# GIVEN REQUEST
Leave out any picture and return the remaining listing below exactly as given.

========

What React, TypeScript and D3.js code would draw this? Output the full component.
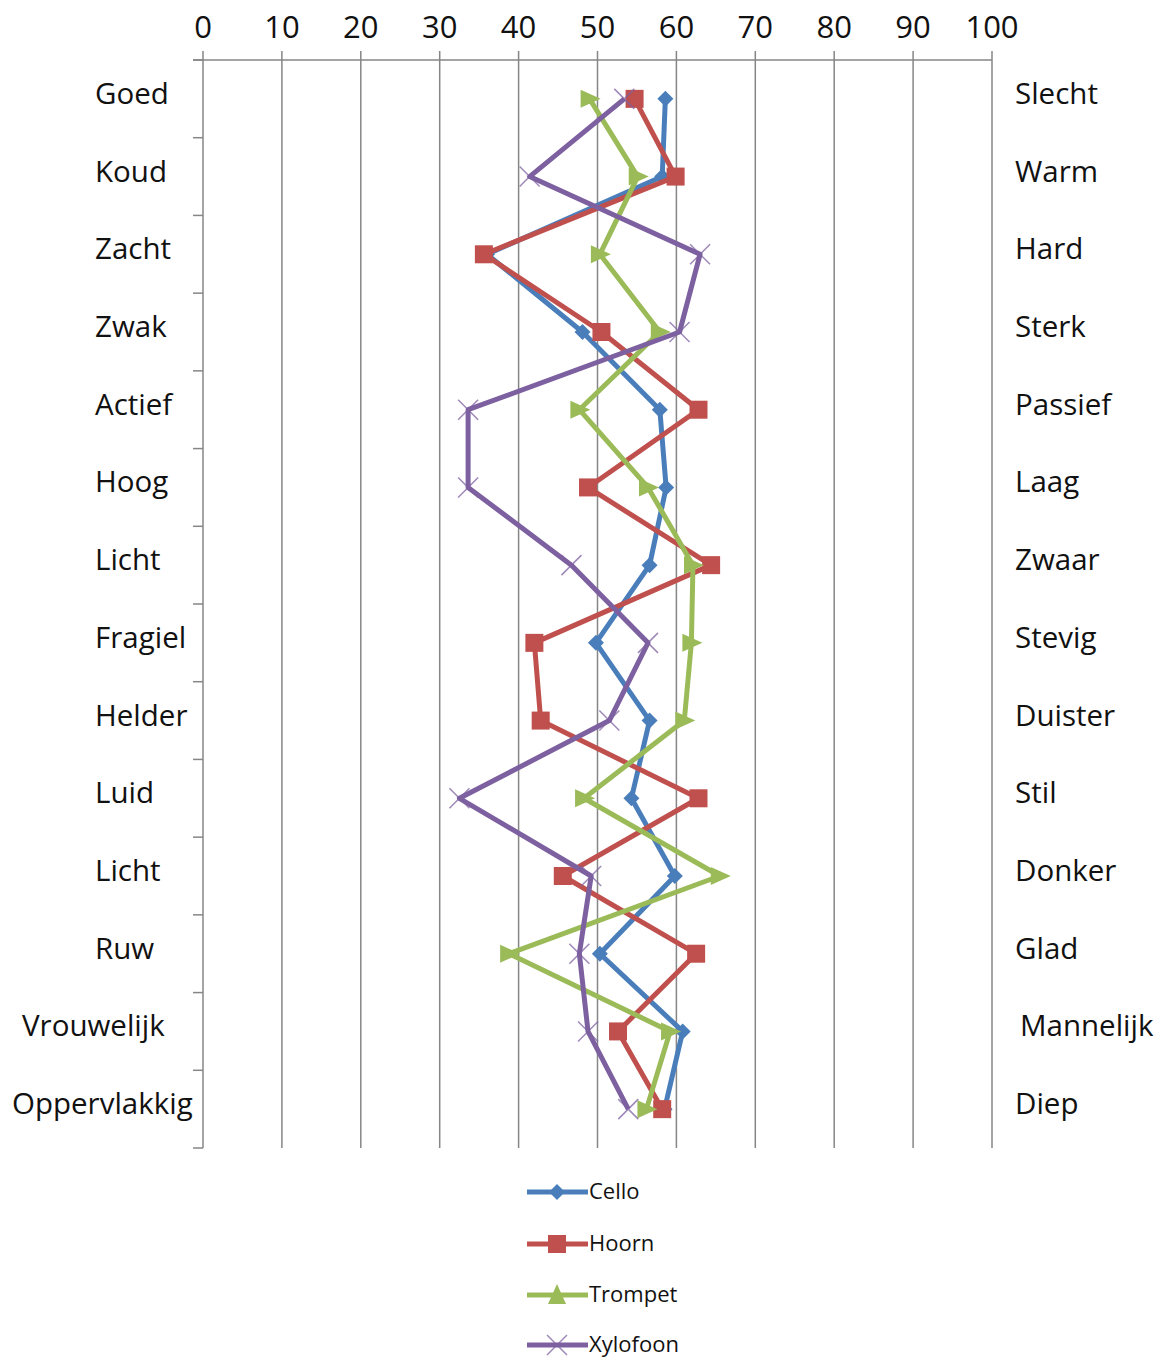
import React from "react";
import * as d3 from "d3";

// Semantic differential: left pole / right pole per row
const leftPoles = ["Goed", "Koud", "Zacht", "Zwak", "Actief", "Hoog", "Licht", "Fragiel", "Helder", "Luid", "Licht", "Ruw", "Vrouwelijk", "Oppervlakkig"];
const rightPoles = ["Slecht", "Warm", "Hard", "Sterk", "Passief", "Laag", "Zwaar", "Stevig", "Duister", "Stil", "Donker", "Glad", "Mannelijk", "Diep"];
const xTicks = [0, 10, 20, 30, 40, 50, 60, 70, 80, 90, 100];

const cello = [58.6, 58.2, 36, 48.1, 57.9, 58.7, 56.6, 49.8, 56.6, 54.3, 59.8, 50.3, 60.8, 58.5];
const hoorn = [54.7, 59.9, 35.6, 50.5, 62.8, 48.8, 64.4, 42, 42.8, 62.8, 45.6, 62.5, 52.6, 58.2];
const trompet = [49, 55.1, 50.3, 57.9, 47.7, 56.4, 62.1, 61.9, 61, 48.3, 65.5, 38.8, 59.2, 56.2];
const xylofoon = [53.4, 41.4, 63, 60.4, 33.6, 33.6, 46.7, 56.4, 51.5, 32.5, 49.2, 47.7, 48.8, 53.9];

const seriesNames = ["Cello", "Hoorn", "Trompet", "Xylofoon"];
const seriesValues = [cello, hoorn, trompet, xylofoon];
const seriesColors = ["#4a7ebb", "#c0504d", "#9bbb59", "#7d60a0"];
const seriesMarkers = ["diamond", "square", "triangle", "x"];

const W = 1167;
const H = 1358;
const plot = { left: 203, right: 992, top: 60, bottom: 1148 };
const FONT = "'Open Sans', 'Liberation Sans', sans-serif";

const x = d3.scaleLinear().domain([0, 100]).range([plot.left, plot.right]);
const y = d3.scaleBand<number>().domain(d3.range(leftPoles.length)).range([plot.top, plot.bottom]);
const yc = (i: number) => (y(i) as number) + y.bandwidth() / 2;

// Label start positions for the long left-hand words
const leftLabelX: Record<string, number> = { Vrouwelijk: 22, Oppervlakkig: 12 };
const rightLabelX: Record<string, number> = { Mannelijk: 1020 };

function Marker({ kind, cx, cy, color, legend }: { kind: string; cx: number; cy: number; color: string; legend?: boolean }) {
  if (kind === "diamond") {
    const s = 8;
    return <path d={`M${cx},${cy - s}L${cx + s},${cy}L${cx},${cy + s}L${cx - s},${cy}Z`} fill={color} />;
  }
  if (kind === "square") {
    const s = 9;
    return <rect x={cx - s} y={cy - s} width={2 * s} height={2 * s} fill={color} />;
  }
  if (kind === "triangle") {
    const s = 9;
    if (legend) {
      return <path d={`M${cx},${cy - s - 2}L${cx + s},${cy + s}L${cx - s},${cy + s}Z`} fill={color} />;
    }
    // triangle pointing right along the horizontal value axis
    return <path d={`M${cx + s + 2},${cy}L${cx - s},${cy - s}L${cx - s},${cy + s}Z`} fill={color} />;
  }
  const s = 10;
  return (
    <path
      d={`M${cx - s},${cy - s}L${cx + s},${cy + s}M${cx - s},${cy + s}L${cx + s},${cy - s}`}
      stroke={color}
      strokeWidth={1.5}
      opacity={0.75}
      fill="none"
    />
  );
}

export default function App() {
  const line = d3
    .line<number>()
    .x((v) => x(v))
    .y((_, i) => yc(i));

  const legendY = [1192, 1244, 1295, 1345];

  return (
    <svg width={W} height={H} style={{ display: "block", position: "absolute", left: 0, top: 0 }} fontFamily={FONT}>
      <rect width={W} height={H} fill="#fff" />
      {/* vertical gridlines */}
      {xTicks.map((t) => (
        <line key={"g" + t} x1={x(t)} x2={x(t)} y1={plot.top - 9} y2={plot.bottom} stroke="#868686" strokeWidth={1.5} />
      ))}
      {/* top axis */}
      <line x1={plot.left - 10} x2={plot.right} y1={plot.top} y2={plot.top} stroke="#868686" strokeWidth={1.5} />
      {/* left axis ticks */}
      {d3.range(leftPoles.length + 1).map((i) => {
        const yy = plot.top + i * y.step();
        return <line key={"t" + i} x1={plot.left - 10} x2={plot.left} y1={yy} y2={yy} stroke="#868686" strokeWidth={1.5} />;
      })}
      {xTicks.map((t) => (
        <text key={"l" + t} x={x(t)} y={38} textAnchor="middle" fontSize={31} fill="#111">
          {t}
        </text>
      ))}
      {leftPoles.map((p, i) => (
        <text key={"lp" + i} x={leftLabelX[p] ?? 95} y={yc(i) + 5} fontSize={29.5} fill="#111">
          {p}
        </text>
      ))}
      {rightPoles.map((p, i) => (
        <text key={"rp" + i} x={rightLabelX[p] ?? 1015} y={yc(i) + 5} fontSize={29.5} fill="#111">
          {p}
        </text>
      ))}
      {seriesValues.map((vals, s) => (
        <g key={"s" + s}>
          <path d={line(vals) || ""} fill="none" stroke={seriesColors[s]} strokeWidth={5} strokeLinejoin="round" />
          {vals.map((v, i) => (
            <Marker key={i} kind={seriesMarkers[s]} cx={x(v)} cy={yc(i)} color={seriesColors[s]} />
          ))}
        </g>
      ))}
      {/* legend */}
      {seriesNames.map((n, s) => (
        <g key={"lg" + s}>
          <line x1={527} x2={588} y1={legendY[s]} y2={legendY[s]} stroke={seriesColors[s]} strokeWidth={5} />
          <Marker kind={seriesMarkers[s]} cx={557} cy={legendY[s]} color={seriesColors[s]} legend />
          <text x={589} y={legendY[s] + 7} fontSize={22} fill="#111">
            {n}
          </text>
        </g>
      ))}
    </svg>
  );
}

========

# EXPECTED ANSWER
What React, TypeScript and D3.js code would draw this? Output the full component.
import React from "react";
import * as d3 from "d3";

// Semantic differential: left pole / right pole per row
const leftPoles = ["Goed", "Koud", "Zacht", "Zwak", "Actief", "Hoog", "Licht", "Fragiel", "Helder", "Luid", "Licht", "Ruw", "Vrouwelijk", "Oppervlakkig"];
const rightPoles = ["Slecht", "Warm", "Hard", "Sterk", "Passief", "Laag", "Zwaar", "Stevig", "Duister", "Stil", "Donker", "Glad", "Mannelijk", "Diep"];
const xTicks = [0, 10, 20, 30, 40, 50, 60, 70, 80, 90, 100];

const cello = [58.6, 58.2, 36, 48.1, 57.9, 58.7, 56.6, 49.8, 56.6, 54.3, 59.8, 50.3, 60.8, 58.5];
const hoorn = [54.7, 59.9, 35.6, 50.5, 62.8, 48.8, 64.4, 42, 42.8, 62.8, 45.6, 62.5, 52.6, 58.2];
const trompet = [49, 55.1, 50.3, 57.9, 47.7, 56.4, 62.1, 61.9, 61, 48.3, 65.5, 38.8, 59.2, 56.2];
const xylofoon = [53.4, 41.4, 63, 60.4, 33.6, 33.6, 46.7, 56.4, 51.5, 32.5, 49.2, 47.7, 48.8, 53.9];

const seriesNames = ["Cello", "Hoorn", "Trompet", "Xylofoon"];
const seriesValues = [cello, hoorn, trompet, xylofoon];
const seriesColors = ["#4a7ebb", "#c0504d", "#9bbb59", "#7d60a0"];
const seriesMarkers = ["diamond", "square", "triangle", "x"];

const W = 1167;
const H = 1358;
const plot = { left: 203, right: 992, top: 60, bottom: 1148 };
const FONT = "'Open Sans', 'Liberation Sans', sans-serif";

const x = d3.scaleLinear().domain([0, 100]).range([plot.left, plot.right]);
const y = d3.scaleBand<number>().domain(d3.range(leftPoles.length)).range([plot.top, plot.bottom]);
const yc = (i: number) => (y(i) as number) + y.bandwidth() / 2;

// Label start positions for the long left-hand words
const leftLabelX: Record<string, number> = { Vrouwelijk: 22, Oppervlakkig: 12 };
const rightLabelX: Record<string, number> = { Mannelijk: 1020 };

function Marker({ kind, cx, cy, color, legend }: { kind: string; cx: number; cy: number; color: string; legend?: boolean }) {
  if (kind === "diamond") {
    const s = 8;
    return <path d={`M${cx},${cy - s}L${cx + s},${cy}L${cx},${cy + s}L${cx - s},${cy}Z`} fill={color} />;
  }
  if (kind === "square") {
    const s = 9;
    return <rect x={cx - s} y={cy - s} width={2 * s} height={2 * s} fill={color} />;
  }
  if (kind === "triangle") {
    const s = 9;
    if (legend) {
      return <path d={`M${cx},${cy - s - 2}L${cx + s},${cy + s}L${cx - s},${cy + s}Z`} fill={color} />;
    }
    // triangle pointing right along the horizontal value axis
    return <path d={`M${cx + s + 2},${cy}L${cx - s},${cy - s}L${cx - s},${cy + s}Z`} fill={color} />;
  }
  const s = 10;
  return (
    <path
      d={`M${cx - s},${cy - s}L${cx + s},${cy + s}M${cx - s},${cy + s}L${cx + s},${cy - s}`}
      stroke={color}
      strokeWidth={1.5}
      opacity={0.75}
      fill="none"
    />
  );
}

export default function App() {
  const line = d3
    .line<number>()
    .x((v) => x(v))
    .y((_, i) => yc(i));

  const legendY = [1192, 1244, 1295, 1345];

  return (
    <svg width={W} height={H} style={{ display: "block", position: "absolute", left: 0, top: 0 }} fontFamily={FONT}>
      <rect width={W} height={H} fill="#fff" />
      {/* vertical gridlines */}
      {xTicks.map((t) => (
        <line key={"g" + t} x1={x(t)} x2={x(t)} y1={plot.top - 9} y2={plot.bottom} stroke="#868686" strokeWidth={1.5} />
      ))}
      {/* top axis */}
      <line x1={plot.left - 10} x2={plot.right} y1={plot.top} y2={plot.top} stroke="#868686" strokeWidth={1.5} />
      {/* left axis ticks */}
      {d3.range(leftPoles.length + 1).map((i) => {
        const yy = plot.top + i * y.step();
        return <line key={"t" + i} x1={plot.left - 10} x2={plot.left} y1={yy} y2={yy} stroke="#868686" strokeWidth={1.5} />;
      })}
      {xTicks.map((t) => (
        <text key={"l" + t} x={x(t)} y={38} textAnchor="middle" fontSize={31} fill="#111">
          {t}
        </text>
      ))}
      {leftPoles.map((p, i) => (
        <text key={"lp" + i} x={leftLabelX[p] ?? 95} y={yc(i) + 5} fontSize={29.5} fill="#111">
          {p}
        </text>
      ))}
      {rightPoles.map((p, i) => (
        <text key={"rp" + i} x={rightLabelX[p] ?? 1015} y={yc(i) + 5} fontSize={29.5} fill="#111">
          {p}
        </text>
      ))}
      {seriesValues.map((vals, s) => (
        <g key={"s" + s}>
          <path d={line(vals) || ""} fill="none" stroke={seriesColors[s]} strokeWidth={5} strokeLinejoin="round" />
          {vals.map((v, i) => (
            <Marker key={i} kind={seriesMarkers[s]} cx={x(v)} cy={yc(i)} color={seriesColors[s]} />
          ))}
        </g>
      ))}
      {/* legend */}
      {seriesNames.map((n, s) => (
        <g key={"lg" + s}>
          <line x1={527} x2={588} y1={legendY[s]} y2={legendY[s]} stroke={seriesColors[s]} strokeWidth={5} />
          <Marker kind={seriesMarkers[s]} cx={557} cy={legendY[s]} color={seriesColors[s]} legend />
          <text x={589} y={legendY[s] + 7} fontSize={22} fill="#111">
            {n}
          </text>
        </g>
      ))}
    </svg>
  );
}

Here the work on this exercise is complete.